Я получил ожоги второй-третьей степени рук и лица, очень долго лежал в ожоговом центре госпиталя. О бас-гитаре пришлось забыть, руки не работали. Лишь спустя 36 лет вернулся к ней, да и то не могу сказать, что играю, так — поигрываю. Помните фильм «Экипаж»? У меня было такое же лицо и руки, как у героев картины после того, как они залатали дыру в самолёте.
Лицо мне сохранил полковник Вячеслав Павлович Губенко — сын Остапа Вишни. Больше всего запомнилось, как он делал перевязки: выносил тазик с марганцовкой и говорил: «Давай, сынок, сам снимай бинты, позовёшь, как справишься». Это чистая психология: когда тебе даже самая нежная сестричка снимает бинты, жутко больно, а если действуешь сам, боль не такая сильная.
Со мной в палате лежал 19-летний мальчик из Кишинёва Андрей Мардарь, получивший жуткие травмы. Он служил в ракетных войсках. Лопнула шина пусковой установки, и в него угодил колпак от неё. Парня всего поломало, он больше года пролежал в госпитале.
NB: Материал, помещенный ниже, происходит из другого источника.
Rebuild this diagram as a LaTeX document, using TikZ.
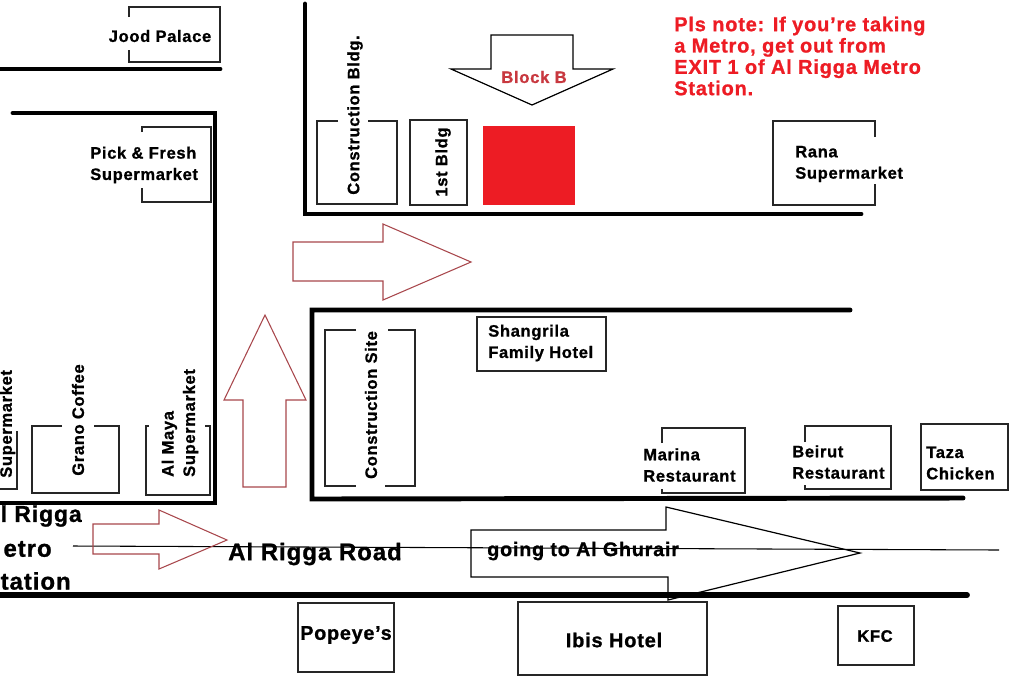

Уже после того, как я уволился в запас, ещё месяцев шесть-семь носил ему бульоны. Моя мама познакомилась с его мамой и сёстрами, когда увидела их плачущих в коридоре госпиталя. Им обещали выделить койку, но потом сказали, что нет такой возможности — привезли пострадавших на учениях солдат. Моя мама сказала, что плакать нечего, жить будете у нас. Потом родные Андрея несколько раз у нас останавливались, весь балкон заваливали бутылями с вином и ящиками с виноградом. А однажды Андрюша позвонил, говорит: «Я женюсь». Я уже работал, был страшно занят, на свадьбу поехали моя жена и мать. И они сидели рядом с женихом и невестой как самые почётные гости. Всё это тоже армейская история.